Gamsakhurdia was elected president on May 26, 1991 with 86% of the vote. He was subsequently widely criticised for what was perceived to be an erratic and authoritarian style of government, with nationalists and reformists joining forces in an uneasy anti-Gamsakhurdia coalition. A tense situation was worsened by the large amount of ex-Soviet weaponry available to the quarreling parties and by the growing power of paramilitary groups. The situation came to a head on December 22, 1991, when armed opposition groups launched a violent military coup d'etat, besieging Gamsakhurdia and his supporters in government buildings in central Tbilisi. Gamsakhurdia managed to evade his enemies and fled to the breakaway Russian republic of Chechnya in January 1992.
The new government invited Eduard Shevardnadze to become the head of a State Council - in effect, president - in March 1992, putting a moderate face on the somewhat unsavoury regime that had been established following Gamsakhurdia's ouster. In August 1992, a separatist dispute in the Georgian autonomous republic of Abkhazia escalated when government forces and paramilitaries were sent into the area to quell separatist activities. The Abkhaz fought back with help from paramilitaries from Russia's North Caucasus regions and alleged covert support from Russian military stationed in a base in Gudauta, Abkhazia and in September 1993 the government forces suffered a catastrophic defeat which led to them being driven out and the entire Georgian population of the region being expelled. Around 14,000 people died and another 300,000 were forced to flee. Ethnic violence also flared in South Ossetia but was eventually quelled, although at the cost of several hundred casualties and 100,000 refugees fleeing into Russian-controlled North Ossetia. In south-western Georgia, the autonomous republic of Ajaria came under the control of Aslan Abashidze, who managed to rule his republic from 1991 to 2004 as a personal fiefdom in which the Tbilisi government had little influence.
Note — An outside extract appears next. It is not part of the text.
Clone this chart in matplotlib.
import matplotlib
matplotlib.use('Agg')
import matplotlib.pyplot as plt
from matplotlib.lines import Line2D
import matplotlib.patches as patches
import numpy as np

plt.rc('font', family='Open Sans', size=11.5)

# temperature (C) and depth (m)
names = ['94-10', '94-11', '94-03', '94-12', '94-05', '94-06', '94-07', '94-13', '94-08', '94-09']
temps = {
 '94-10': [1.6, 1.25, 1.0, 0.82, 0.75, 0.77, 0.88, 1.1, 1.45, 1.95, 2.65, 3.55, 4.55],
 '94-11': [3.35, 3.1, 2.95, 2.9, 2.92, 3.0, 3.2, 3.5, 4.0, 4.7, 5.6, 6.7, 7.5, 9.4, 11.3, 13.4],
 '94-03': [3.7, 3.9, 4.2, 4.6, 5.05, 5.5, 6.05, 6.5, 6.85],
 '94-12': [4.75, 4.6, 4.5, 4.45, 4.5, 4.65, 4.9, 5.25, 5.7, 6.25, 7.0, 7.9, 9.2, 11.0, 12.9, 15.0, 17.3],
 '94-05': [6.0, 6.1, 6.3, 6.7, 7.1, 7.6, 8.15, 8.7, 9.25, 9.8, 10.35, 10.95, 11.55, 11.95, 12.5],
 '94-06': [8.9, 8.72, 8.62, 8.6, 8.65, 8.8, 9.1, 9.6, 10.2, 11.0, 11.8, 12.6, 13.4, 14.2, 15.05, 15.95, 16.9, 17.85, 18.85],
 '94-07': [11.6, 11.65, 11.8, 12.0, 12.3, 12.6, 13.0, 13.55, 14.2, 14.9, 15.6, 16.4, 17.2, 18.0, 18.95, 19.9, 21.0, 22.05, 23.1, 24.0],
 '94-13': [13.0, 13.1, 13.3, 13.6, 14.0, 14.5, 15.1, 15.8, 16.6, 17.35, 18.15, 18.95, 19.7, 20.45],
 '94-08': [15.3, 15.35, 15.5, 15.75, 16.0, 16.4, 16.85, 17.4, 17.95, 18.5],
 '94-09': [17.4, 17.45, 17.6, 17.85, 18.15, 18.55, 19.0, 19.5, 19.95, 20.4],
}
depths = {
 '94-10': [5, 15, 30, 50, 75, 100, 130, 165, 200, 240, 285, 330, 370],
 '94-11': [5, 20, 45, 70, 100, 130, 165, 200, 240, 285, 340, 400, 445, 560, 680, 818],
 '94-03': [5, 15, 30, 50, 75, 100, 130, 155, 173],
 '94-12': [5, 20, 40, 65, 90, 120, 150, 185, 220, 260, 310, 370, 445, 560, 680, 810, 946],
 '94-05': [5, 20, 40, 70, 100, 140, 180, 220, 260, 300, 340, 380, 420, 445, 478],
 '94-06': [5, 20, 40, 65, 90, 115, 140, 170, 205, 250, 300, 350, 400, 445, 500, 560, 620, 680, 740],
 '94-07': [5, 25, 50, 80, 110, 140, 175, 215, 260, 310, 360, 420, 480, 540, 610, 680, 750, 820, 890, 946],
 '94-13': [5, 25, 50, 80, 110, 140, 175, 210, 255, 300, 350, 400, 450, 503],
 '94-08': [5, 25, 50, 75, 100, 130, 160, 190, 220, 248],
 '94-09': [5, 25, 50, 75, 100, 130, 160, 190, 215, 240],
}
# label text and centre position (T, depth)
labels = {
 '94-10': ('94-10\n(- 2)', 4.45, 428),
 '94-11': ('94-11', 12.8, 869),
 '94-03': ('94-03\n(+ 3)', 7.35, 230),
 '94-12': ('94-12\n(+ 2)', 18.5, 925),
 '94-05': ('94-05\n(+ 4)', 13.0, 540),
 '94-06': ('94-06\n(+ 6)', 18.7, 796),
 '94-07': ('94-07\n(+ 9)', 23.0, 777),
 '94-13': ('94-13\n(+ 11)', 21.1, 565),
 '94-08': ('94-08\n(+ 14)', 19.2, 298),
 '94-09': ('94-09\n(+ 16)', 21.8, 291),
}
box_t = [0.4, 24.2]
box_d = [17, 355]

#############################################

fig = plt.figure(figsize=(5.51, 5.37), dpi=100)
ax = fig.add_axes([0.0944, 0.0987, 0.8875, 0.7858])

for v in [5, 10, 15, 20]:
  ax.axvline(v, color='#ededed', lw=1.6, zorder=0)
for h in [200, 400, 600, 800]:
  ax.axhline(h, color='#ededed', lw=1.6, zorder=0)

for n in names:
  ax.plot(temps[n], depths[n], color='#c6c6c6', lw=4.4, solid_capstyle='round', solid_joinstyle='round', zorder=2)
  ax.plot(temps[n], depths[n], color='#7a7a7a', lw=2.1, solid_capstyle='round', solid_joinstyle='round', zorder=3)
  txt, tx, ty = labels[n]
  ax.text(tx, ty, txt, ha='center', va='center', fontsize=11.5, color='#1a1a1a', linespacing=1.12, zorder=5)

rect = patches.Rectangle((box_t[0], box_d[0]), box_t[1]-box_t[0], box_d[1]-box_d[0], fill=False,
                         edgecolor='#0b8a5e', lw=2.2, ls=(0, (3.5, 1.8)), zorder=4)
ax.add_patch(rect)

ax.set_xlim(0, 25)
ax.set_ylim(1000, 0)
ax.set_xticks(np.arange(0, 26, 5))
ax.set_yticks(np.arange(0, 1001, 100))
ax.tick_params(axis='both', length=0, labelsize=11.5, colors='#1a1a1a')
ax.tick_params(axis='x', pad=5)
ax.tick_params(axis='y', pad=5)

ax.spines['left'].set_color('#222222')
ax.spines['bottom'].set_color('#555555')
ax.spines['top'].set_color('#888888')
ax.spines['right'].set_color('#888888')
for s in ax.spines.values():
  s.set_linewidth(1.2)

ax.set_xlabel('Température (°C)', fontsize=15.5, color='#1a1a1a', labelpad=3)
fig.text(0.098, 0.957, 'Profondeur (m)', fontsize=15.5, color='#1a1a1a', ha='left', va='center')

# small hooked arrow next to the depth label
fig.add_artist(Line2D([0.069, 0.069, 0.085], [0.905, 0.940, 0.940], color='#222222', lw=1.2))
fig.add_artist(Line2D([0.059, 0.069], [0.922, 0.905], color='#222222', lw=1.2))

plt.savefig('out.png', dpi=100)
On September 24, 1993, in the wake of the Abkhaz disaster, Zviad Gamsakhurdia returned from exile to organise an uprising against the government. His supporters were able to capitalise on the disarray of the government forces and quickly overran much of western Georgia. This alarmed Russia, Armenia and Azerbaijan, and units of the Russian Army were sent into Georgia to assist the government. Gamsakhurdia's rebellion quickly collapsed and he died on December 31, 1993, apparently after being cornered by his enemies. In a highly controversial agreement, Shevardnadze's government agreed that it would join the CIS as part of the price for military and political support.